Hace un año, el presidente Putin, al acumular sus tropas de manera amenazadora en las fronteras de Ucrania, logró de manera inmediata una inesperada cumbre con el presidente de los Estados Unidos. Fue una victoria para Vladimir Vladimirovich, si uno piensa que, en marzo, Joe Biden había contestado que sí al periodista que le preguntaba si Putin era un “matón”. Victoria personal, pero también victoria para Rusia que se veía confirmada como grande entre las grandes potencias.

Joe Biden, entre todos los presidentes de los EU, es el único con una larga experiencia rusa. Durante sus cincuenta años de actividad pública, ha sido siempre el contacto con los asuntos internacionales y en especial con Rusia, que visitó por primera vez en 1973, en su calidad de flamante senador, cuando cumplía 30 años. En 1979, viajó a Moscú con la delegación que negociaba el importante acuerdo de desarme SALT 2. Participó en largas discusiones y tuvo contacto personal con Alexei Kosiguin, jefe del gobierno soviético. “Antes de empezar nuestro diálogo, señor senador —le dijo Kosiguin—, debemos reconocer que no les tenemos confianza y que ustedes tampoco nos tienen confianza. Tenemos, los dos, muy buenas razones para desconfiar”. Luego siguió de cerca las negociaciones que llevaron al importante tratado sobre las fuerzas nucleares de mediano alcance, firmado en 1987 por Gorbachev y Reagan. Eso llevó a Moscú en 1988 a finiquitar el asunto con el presidente del Soviet Supremo, Andrei Gromyko.

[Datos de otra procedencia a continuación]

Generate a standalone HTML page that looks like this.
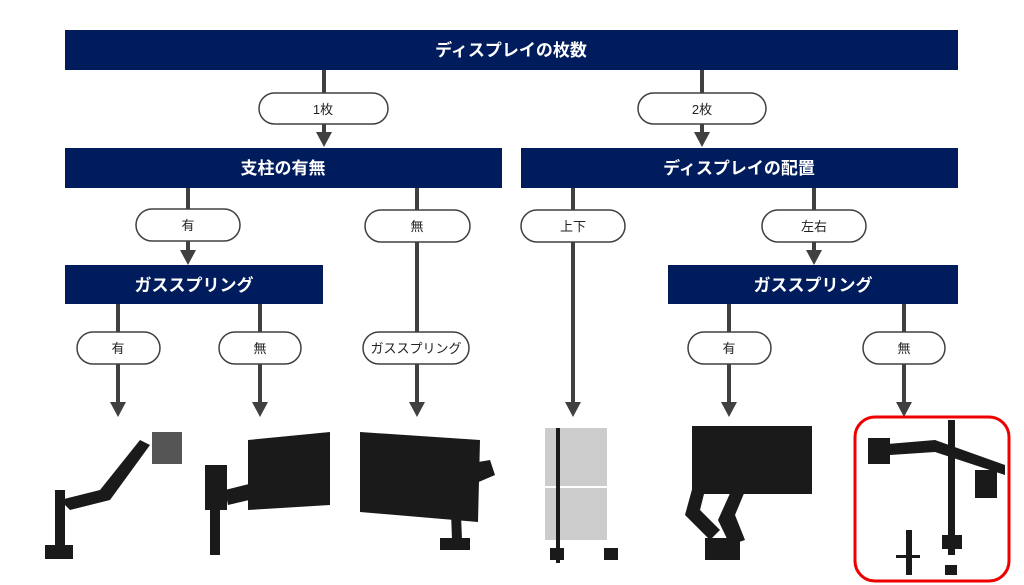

Cuando desapareció la URSS, Biden estuvo implicado en el seguimiento de las crisis balcánicas: Washington apoyaba a Bosnia contra una Serbia apoyada por Moscú. Era el fin de la primera luna de miel entre las dos capitales. En junio de 2011, cuando el presidente George W. Bush encontró al flamante presidente ruso, Vladimir Putin, inició una segunda luna de miel: “He mirado al presidente ruso a los ojos y vi su alma”, exclamó el americano encantado. Biden, en su calidad de presidente de la comisión de asuntos exteriores del Senado, no compartía para nada tal entusiasmo: “No tengo confianza en Putin”. La terrible guerra de Chechenia lo confirmó en su opinión y hubiera podido decir como el senador John McCain: “Veo en los ojos del presidente ruso tres letras: una K, una G y una B”.

Ya en su calidad de vicepresidente, en tiempos de Obama, trabajó duro para que el Congreso ratificara el nuevo tratado START que limitaba los arsenales nucleares. Luego viajó a Moscú, en marzo de 2011, para encontrarse con el presidente Dimitri Medvedev y su primer ministro Vladimir Putin (el juego de las sillas musicales). Todo bien con el presidente, pero el primer ministro se molestó por el encuentro entre Biden y los estudiantes de la universidad de Moscú: “No deben aceptar compromisos en cuanto a los fundamentos de la democracia, la libertad de prensa y elecciones libres”, les dijo el americano que, para colmo, recibió, en su embajada, a los representantes de la sociedad civil y de la oposición.

Con el regreso definitivo de Putin a la presidencia (2012), la anexión de Crimea, el inicio de la guerra en el Donbass (2014), y el endurecimiento del régimen ruso, Biden publicó un artículo en el New Yorker. Cuenta su encuentro de 2011 con Putin: “Le dije: Señor primer ministro, le miro a los ojos y no pienso que usted tenga un alma. Él sonrió y me contestó: nos entendemos el uno al otro”. Si no es cierto, está bien inventado. En 2018, en un artículo publicado en Foreign Affairs, Biden tira a matar: “Para salvaguardar su régimen cleptocrático, el Kremlin decidió llevar el combate allende de sus fronteras para atacar lo que percibe como la mayor amenaza externa contra aquel: la democracia occidental”. En 2021 ratificó la definición de Putin como “un matón”, antes de precisar que era “un adversario respetable, a la vez brillante y duro”. (Le Monde, 16 de junio de 2021).

Un año después de la cumbre de Ginebra que de nada sirvió, los peores presentimientos de Biden se han concretado en la terrible guerra que asola a Ucrania.